§ TASK TO CARRY OUT
Return each line of the data below exactly, omitting any pictures.
══ DATASET SECTION ══
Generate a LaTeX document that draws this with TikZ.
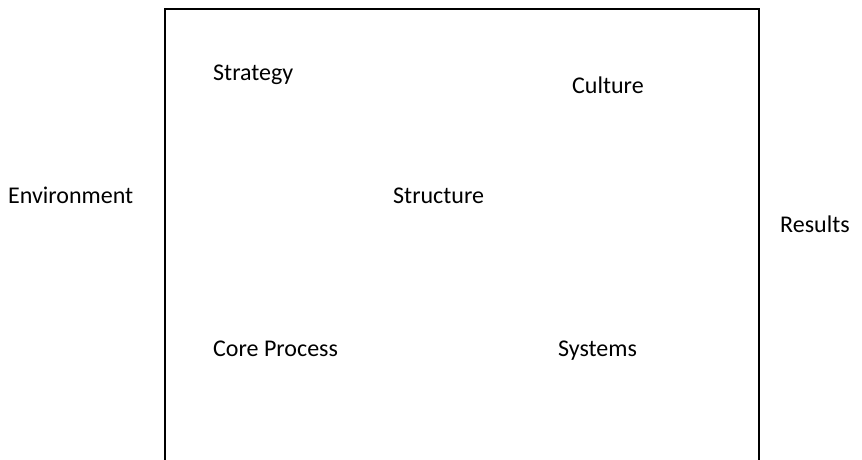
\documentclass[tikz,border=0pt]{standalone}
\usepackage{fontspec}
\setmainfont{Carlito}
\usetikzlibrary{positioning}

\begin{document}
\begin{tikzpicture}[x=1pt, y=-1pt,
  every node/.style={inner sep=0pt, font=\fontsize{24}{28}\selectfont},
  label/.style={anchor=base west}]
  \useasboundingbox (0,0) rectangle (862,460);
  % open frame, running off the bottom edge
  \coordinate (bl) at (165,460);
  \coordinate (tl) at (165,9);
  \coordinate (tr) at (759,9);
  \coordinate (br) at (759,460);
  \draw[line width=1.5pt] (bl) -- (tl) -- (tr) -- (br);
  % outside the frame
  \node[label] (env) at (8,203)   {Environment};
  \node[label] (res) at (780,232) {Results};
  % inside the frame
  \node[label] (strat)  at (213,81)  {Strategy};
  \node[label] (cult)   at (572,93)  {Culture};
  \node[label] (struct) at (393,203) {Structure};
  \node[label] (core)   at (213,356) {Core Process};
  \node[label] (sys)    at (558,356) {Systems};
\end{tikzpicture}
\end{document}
═══
§ FULL ANSWER
Generate a LaTeX document that draws this with TikZ.
\documentclass[tikz,border=0pt]{standalone}
\usepackage{fontspec}
\setmainfont{Carlito}
\usetikzlibrary{positioning}

\begin{document}
\begin{tikzpicture}[x=1pt, y=-1pt,
  every node/.style={inner sep=0pt, font=\fontsize{24}{28}\selectfont},
  label/.style={anchor=base west}]
  \useasboundingbox (0,0) rectangle (862,460);
  % open frame, running off the bottom edge
  \coordinate (bl) at (165,460);
  \coordinate (tl) at (165,9);
  \coordinate (tr) at (759,9);
  \coordinate (br) at (759,460);
  \draw[line width=1.5pt] (bl) -- (tl) -- (tr) -- (br);
  % outside the frame
  \node[label] (env) at (8,203)   {Environment};
  \node[label] (res) at (780,232) {Results};
  % inside the frame
  \node[label] (strat)  at (213,81)  {Strategy};
  \node[label] (cult)   at (572,93)  {Culture};
  \node[label] (struct) at (393,203) {Structure};
  \node[label] (core)   at (213,356) {Core Process};
  \node[label] (sys)    at (558,356) {Systems};
\end{tikzpicture}
\end{document}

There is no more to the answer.